_Requirements_:
Omit every picture and write out the rest of the records exactly.

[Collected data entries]

**********

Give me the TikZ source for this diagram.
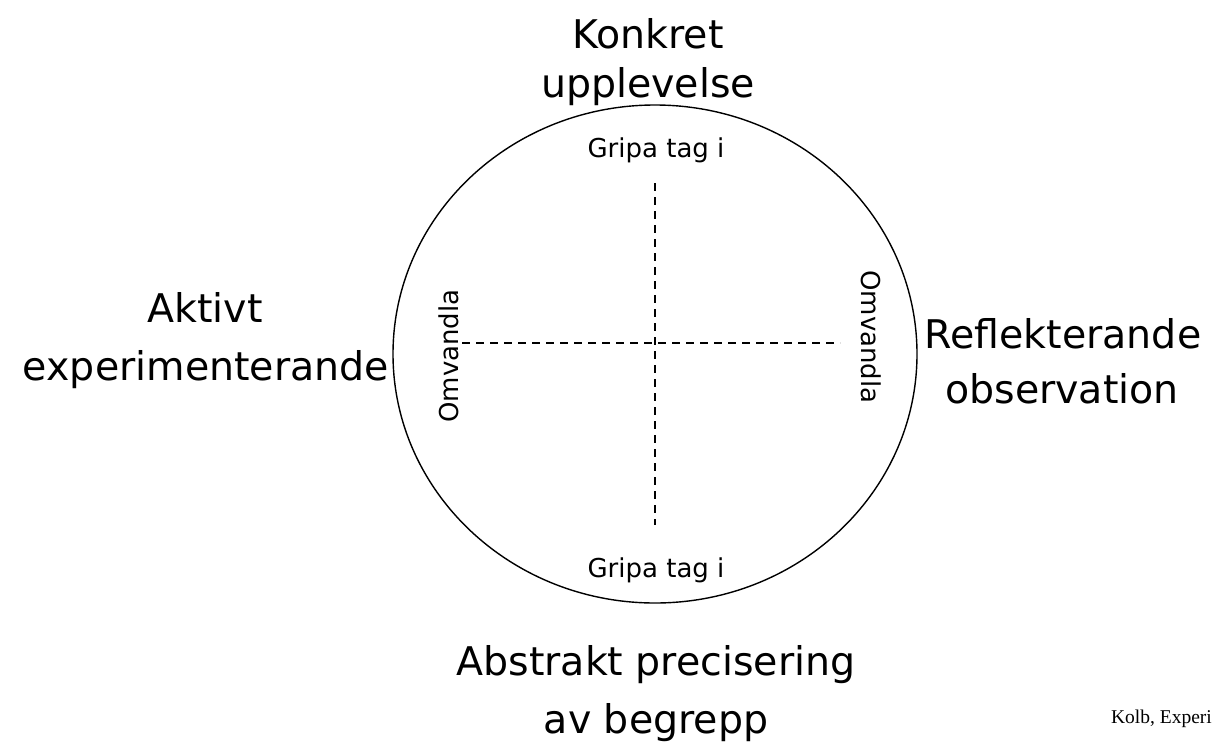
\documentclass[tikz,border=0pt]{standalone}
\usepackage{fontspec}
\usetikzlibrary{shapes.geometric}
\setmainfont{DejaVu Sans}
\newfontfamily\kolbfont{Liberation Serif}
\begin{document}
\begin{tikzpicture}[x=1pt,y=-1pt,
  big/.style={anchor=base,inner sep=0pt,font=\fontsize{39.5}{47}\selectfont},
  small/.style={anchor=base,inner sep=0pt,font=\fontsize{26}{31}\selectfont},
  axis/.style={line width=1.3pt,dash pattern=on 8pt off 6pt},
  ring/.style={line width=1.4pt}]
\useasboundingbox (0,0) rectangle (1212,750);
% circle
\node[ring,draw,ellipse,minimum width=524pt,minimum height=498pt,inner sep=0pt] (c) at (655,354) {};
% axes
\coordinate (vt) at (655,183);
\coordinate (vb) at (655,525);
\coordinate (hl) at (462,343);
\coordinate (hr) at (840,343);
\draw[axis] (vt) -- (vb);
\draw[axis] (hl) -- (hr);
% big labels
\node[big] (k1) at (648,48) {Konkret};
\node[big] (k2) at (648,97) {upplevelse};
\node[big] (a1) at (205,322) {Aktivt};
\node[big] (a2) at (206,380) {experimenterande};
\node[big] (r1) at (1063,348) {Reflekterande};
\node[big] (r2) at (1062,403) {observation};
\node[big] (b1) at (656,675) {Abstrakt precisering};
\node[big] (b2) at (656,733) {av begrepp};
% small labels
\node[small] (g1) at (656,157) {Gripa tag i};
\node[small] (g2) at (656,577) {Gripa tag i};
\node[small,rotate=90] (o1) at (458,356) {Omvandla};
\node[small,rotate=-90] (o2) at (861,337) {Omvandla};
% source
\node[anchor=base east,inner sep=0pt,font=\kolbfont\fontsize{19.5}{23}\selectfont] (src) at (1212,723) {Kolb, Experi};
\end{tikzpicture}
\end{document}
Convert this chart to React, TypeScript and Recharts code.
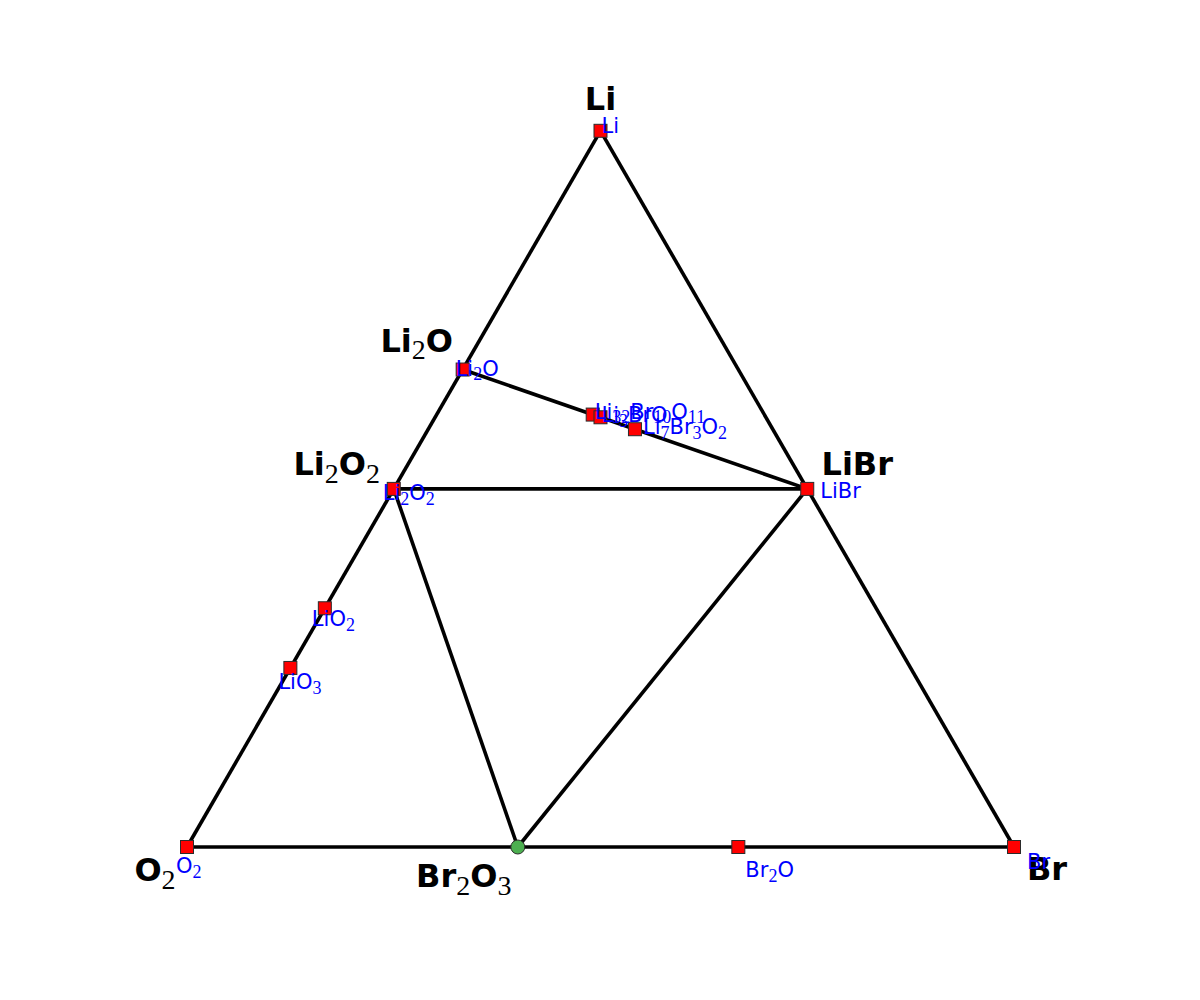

**********

_The solution_:
Give me the TikZ source for this diagram.
\documentclass[tikz,border=0pt]{standalone}
\usepackage{fontspec}
\usetikzlibrary{shapes.geometric}
\setmainfont{DejaVu Sans}
\newfontfamily\kolbfont{Liberation Serif}
\begin{document}
\begin{tikzpicture}[x=1pt,y=-1pt,
  big/.style={anchor=base,inner sep=0pt,font=\fontsize{39.5}{47}\selectfont},
  small/.style={anchor=base,inner sep=0pt,font=\fontsize{26}{31}\selectfont},
  axis/.style={line width=1.3pt,dash pattern=on 8pt off 6pt},
  ring/.style={line width=1.4pt}]
\useasboundingbox (0,0) rectangle (1212,750);
% circle
\node[ring,draw,ellipse,minimum width=524pt,minimum height=498pt,inner sep=0pt] (c) at (655,354) {};
% axes
\coordinate (vt) at (655,183);
\coordinate (vb) at (655,525);
\coordinate (hl) at (462,343);
\coordinate (hr) at (840,343);
\draw[axis] (vt) -- (vb);
\draw[axis] (hl) -- (hr);
% big labels
\node[big] (k1) at (648,48) {Konkret};
\node[big] (k2) at (648,97) {upplevelse};
\node[big] (a1) at (205,322) {Aktivt};
\node[big] (a2) at (206,380) {experimenterande};
\node[big] (r1) at (1063,348) {Reflekterande};
\node[big] (r2) at (1062,403) {observation};
\node[big] (b1) at (656,675) {Abstrakt precisering};
\node[big] (b2) at (656,733) {av begrepp};
% small labels
\node[small] (g1) at (656,157) {Gripa tag i};
\node[small] (g2) at (656,577) {Gripa tag i};
\node[small,rotate=90] (o1) at (458,356) {Omvandla};
\node[small,rotate=-90] (o2) at (861,337) {Omvandla};
% source
\node[anchor=base east,inner sep=0pt,font=\kolbfont\fontsize{19.5}{23}\selectfont] (src) at (1212,723) {Kolb, Experi};
\end{tikzpicture}
\end{document}
Convert this chart to React, TypeScript and Recharts code.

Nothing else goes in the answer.